> _Exercise task_: Please retype the records below exactly, from the first line through the line containing "from matplotlib.ticker import", and leave out any pictures.

> _Excerpted data_:
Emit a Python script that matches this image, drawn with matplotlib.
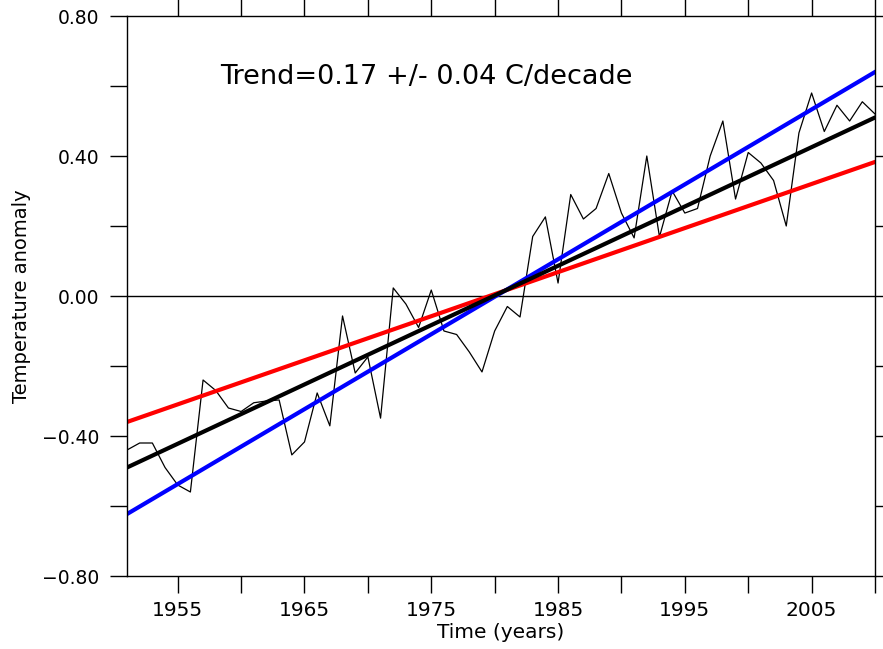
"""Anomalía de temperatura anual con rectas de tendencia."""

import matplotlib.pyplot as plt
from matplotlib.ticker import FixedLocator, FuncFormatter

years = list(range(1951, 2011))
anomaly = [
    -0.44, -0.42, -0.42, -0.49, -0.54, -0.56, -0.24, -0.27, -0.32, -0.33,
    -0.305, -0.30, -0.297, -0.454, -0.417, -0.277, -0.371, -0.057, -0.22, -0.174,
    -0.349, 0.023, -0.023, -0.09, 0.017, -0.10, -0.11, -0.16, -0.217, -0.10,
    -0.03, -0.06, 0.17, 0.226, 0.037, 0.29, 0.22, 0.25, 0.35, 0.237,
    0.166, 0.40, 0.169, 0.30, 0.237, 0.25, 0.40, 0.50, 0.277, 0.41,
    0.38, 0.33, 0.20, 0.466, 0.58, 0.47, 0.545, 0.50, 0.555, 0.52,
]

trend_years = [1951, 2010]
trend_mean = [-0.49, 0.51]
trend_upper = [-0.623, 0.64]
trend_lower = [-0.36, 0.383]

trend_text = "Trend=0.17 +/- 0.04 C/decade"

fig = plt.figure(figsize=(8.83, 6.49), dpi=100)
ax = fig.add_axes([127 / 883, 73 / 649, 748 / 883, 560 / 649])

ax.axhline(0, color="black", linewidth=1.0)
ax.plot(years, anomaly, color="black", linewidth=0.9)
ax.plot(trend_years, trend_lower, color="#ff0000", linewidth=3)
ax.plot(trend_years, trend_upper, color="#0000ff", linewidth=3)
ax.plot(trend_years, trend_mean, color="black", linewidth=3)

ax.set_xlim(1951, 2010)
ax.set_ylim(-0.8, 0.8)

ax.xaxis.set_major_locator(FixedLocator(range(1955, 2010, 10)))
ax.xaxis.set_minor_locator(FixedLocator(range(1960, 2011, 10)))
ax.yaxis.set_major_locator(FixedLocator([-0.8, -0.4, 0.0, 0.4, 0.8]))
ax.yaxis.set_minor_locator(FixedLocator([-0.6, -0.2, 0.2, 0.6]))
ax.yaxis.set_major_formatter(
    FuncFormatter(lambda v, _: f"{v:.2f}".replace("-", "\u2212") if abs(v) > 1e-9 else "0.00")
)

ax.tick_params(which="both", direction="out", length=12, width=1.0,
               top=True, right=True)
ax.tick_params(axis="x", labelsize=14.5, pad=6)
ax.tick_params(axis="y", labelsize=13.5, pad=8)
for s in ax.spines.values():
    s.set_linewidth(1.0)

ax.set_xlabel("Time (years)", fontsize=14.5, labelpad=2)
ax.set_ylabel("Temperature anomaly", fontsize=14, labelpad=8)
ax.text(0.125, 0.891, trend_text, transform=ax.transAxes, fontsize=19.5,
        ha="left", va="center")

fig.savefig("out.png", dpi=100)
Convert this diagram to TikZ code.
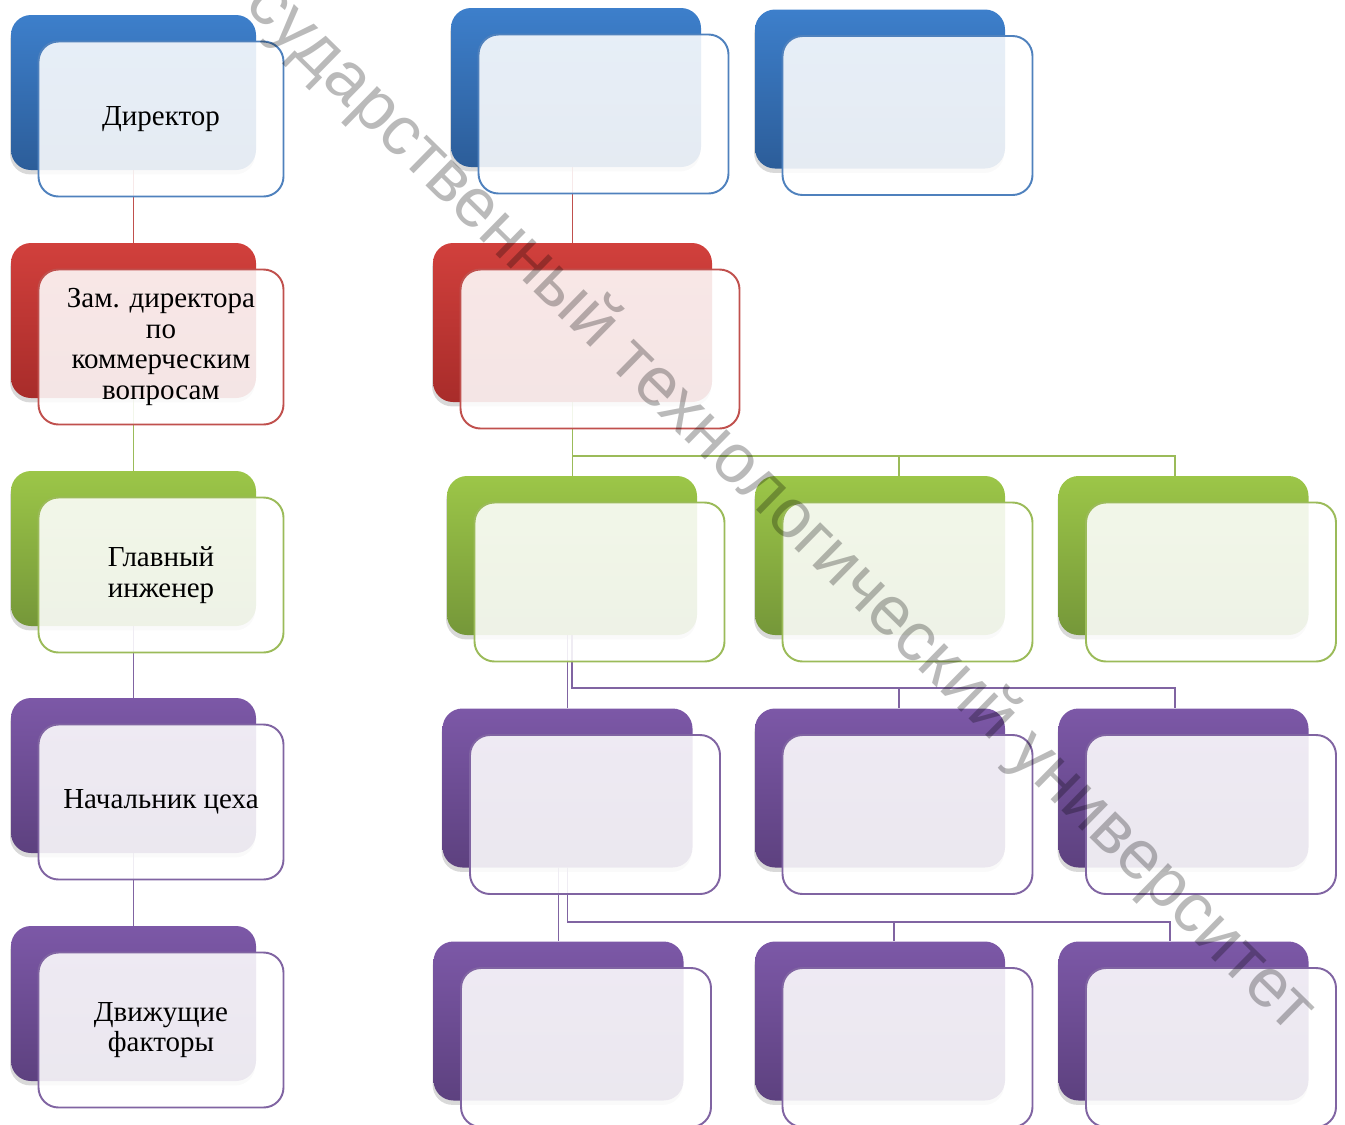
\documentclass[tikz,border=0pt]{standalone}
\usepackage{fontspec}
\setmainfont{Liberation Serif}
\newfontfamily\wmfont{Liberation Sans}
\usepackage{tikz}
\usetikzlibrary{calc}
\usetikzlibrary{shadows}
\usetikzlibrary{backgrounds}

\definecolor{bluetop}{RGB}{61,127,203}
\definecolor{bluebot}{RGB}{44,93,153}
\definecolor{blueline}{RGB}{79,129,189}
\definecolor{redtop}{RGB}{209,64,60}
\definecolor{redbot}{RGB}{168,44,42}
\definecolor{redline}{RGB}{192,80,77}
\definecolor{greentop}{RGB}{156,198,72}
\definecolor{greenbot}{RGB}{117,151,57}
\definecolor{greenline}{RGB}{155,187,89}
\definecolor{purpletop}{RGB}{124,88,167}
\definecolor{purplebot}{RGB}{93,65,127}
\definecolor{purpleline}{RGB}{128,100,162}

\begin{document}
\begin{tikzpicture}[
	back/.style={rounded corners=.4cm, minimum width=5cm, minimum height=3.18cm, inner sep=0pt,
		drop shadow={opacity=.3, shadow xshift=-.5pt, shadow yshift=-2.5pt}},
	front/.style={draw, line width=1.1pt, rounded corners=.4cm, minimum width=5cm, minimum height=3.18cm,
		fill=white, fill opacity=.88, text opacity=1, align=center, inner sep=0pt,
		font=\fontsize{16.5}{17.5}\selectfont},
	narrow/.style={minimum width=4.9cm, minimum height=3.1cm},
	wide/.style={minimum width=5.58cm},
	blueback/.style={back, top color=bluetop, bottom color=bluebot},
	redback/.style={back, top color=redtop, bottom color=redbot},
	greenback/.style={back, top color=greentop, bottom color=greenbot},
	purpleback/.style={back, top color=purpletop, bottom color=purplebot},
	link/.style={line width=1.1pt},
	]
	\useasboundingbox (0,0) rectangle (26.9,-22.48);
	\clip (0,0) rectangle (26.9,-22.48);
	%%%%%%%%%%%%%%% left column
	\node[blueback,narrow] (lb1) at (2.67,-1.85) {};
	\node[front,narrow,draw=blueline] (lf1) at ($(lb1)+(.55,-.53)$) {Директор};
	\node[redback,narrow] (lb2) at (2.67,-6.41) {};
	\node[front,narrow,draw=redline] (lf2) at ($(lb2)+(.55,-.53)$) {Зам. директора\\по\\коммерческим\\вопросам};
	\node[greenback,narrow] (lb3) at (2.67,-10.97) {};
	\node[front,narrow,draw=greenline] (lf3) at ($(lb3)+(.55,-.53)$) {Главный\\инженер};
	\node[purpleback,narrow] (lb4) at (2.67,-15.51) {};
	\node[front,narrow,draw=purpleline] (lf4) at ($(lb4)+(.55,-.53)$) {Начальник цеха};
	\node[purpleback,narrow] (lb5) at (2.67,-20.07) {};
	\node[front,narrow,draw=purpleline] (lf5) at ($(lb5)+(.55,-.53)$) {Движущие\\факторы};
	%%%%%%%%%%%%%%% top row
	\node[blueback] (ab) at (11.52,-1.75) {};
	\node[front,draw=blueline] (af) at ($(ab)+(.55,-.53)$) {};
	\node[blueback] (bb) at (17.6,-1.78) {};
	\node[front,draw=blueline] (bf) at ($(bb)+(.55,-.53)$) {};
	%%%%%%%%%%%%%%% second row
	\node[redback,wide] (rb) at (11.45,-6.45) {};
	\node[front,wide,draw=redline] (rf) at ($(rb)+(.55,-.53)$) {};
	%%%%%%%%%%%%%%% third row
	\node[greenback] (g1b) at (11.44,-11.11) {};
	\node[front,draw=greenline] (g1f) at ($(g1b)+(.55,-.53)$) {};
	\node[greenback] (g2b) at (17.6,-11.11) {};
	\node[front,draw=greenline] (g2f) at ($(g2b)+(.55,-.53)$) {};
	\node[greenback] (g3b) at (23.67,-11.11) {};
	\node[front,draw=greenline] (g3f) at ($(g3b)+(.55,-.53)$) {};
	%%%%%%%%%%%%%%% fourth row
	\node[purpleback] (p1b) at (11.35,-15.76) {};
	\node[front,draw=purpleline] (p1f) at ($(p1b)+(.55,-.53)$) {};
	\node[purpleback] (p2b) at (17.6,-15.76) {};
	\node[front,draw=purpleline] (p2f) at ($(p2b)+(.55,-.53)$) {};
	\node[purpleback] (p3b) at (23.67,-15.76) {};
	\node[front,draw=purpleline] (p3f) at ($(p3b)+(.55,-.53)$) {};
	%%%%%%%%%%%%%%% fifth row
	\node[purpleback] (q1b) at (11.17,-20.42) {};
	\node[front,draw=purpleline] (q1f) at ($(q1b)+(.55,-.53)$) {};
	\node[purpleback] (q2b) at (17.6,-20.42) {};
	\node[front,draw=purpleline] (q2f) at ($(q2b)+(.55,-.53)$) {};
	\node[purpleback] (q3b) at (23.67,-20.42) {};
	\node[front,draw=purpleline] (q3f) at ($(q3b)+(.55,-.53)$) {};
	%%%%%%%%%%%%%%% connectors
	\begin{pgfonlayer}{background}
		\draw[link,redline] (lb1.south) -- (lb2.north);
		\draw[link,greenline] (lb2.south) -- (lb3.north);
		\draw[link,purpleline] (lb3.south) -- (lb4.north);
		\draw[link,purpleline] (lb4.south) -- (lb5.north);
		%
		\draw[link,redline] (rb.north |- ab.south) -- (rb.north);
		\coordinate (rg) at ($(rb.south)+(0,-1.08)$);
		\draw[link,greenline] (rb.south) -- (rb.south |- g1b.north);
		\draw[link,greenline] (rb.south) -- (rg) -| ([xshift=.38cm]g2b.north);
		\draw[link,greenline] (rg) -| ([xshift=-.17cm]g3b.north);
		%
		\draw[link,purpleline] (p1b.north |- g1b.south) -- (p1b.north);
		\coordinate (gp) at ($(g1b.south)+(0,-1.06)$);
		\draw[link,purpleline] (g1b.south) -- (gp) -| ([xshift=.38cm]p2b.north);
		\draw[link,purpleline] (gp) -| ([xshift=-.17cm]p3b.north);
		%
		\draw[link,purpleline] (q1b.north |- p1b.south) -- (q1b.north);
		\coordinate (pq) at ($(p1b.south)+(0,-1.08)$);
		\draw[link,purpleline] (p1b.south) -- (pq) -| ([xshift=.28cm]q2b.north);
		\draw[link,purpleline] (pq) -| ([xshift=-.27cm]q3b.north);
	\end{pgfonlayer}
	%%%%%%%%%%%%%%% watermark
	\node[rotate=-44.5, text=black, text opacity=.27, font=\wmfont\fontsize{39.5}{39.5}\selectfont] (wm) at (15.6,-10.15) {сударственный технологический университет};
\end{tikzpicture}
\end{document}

> _Answer to the problem_:
Emit a Python script that matches this image, drawn with matplotlib.
"""Anomalía de temperatura anual con rectas de tendencia."""

import matplotlib.pyplot as plt
from matplotlib.ticker import FixedLocator, FuncFormatter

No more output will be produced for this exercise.